***** Working data
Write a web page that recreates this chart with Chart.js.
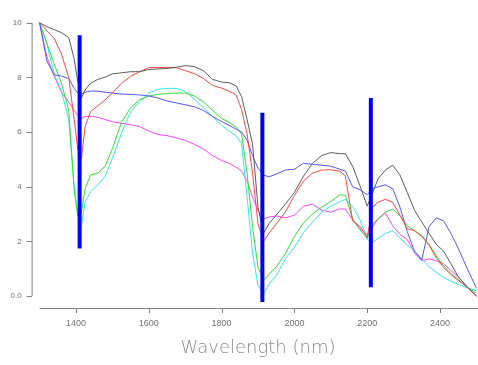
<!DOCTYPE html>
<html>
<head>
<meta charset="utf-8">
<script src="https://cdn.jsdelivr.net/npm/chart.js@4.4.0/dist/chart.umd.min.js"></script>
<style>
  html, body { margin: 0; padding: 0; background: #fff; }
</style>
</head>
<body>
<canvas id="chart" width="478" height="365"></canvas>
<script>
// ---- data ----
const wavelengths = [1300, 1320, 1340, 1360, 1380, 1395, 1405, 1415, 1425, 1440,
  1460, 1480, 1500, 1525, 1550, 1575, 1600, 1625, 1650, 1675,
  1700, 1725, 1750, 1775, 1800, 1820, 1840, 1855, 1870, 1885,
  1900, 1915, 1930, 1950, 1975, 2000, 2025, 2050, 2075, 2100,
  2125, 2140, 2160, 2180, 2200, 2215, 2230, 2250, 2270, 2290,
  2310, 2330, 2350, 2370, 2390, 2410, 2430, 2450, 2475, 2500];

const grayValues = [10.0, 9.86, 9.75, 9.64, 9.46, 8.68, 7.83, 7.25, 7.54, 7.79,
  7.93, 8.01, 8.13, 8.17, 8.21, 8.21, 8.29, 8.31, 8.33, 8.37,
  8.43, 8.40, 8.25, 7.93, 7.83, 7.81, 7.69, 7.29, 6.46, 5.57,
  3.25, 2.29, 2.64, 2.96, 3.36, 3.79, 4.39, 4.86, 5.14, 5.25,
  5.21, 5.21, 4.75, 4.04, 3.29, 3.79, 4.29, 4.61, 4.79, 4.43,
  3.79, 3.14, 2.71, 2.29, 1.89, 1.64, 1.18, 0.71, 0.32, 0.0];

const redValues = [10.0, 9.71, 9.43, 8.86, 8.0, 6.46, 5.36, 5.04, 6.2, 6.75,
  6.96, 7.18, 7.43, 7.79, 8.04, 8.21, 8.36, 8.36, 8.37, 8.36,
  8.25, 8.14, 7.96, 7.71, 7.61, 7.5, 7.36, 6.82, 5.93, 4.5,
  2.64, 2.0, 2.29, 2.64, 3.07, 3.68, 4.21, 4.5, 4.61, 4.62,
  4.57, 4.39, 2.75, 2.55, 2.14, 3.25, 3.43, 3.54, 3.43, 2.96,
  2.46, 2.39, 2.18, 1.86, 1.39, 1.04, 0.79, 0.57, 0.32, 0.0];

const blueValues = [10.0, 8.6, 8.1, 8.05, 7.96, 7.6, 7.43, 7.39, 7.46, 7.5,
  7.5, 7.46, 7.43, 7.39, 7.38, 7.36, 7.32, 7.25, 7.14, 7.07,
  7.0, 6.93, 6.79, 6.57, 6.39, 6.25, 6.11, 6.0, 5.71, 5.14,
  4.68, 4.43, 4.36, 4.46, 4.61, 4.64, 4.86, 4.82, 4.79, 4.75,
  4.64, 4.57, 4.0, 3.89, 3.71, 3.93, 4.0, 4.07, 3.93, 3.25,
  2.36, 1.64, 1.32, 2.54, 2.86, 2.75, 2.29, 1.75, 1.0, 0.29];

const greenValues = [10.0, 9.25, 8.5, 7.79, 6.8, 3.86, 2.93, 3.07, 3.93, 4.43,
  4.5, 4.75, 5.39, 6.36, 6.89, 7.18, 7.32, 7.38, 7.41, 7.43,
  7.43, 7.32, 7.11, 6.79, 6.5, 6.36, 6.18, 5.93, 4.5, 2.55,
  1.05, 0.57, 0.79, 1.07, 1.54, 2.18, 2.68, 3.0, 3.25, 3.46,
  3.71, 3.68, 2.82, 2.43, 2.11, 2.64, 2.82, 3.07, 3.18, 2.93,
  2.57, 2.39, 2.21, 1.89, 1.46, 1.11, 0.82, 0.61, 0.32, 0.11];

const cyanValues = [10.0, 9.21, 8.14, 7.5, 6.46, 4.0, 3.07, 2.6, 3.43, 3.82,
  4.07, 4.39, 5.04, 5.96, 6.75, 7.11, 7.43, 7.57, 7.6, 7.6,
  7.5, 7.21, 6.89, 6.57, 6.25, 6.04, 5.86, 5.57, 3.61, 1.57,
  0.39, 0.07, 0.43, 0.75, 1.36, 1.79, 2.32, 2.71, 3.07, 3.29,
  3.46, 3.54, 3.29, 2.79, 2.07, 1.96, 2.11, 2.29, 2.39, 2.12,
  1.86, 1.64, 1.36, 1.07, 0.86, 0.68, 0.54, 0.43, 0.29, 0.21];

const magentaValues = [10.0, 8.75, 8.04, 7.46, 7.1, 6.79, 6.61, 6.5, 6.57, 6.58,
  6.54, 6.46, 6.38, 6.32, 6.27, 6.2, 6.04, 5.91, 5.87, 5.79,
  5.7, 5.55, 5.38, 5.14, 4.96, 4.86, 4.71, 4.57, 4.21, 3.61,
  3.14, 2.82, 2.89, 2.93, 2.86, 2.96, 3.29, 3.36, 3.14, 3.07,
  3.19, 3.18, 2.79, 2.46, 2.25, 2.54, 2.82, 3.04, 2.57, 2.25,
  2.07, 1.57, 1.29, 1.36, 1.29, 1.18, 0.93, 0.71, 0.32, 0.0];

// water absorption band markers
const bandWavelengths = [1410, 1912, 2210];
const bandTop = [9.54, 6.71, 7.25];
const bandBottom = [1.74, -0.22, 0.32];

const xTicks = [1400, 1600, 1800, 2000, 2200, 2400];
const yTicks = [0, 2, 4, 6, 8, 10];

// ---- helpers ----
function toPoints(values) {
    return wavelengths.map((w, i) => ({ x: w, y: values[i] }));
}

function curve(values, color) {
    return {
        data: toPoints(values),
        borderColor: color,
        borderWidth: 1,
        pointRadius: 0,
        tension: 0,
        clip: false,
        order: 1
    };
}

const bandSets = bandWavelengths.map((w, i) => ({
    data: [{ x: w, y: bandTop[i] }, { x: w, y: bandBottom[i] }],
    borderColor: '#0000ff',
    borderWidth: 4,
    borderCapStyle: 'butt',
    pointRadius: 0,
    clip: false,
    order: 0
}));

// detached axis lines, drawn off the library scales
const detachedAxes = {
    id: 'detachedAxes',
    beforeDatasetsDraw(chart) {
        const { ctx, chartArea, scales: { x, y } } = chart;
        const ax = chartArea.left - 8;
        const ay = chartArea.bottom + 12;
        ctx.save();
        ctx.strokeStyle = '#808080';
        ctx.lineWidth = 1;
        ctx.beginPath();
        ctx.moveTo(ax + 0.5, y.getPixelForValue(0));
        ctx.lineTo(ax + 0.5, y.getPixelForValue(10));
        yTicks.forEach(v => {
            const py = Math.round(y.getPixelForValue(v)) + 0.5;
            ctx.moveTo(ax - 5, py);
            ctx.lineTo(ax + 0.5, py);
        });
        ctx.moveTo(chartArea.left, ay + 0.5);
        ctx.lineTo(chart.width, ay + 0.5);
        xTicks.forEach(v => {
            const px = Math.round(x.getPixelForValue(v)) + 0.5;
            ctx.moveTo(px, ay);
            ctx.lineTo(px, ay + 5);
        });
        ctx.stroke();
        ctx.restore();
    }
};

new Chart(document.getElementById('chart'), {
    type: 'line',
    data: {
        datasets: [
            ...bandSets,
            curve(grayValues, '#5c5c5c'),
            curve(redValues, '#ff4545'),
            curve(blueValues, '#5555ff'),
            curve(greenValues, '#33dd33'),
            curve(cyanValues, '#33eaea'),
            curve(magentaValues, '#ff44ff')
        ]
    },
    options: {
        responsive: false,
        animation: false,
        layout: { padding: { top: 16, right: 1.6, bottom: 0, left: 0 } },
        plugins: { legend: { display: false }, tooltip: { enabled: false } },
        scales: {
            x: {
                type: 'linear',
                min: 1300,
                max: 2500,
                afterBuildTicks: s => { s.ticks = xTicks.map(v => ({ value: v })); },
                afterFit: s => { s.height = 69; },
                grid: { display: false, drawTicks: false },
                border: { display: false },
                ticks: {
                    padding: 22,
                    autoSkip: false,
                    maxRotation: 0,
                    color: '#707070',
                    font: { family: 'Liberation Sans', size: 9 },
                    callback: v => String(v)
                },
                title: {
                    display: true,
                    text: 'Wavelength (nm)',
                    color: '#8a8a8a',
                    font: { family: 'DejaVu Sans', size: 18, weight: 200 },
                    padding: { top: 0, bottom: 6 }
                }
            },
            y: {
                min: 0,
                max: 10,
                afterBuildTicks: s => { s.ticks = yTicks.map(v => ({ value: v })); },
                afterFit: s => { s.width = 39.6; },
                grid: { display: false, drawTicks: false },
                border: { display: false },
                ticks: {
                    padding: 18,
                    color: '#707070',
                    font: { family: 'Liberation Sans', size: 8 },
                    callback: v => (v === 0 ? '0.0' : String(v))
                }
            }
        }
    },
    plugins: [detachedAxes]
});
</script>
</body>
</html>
**********
***** Working data
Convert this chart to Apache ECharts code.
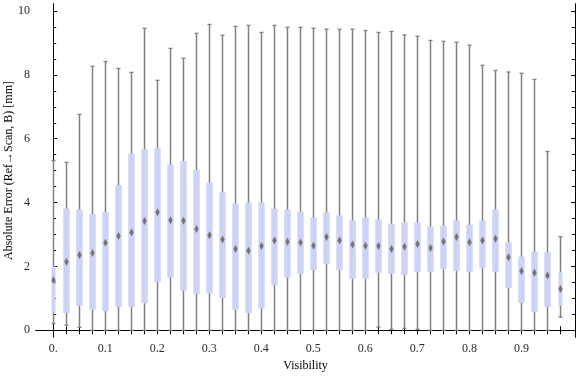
**********
**What is needed:** Copy every line in the listing above where the string "this" turns up.

**Result of the task:**
Write a web page that recreates this chart with Chart.js.
Convert this chart to Apache ECharts code.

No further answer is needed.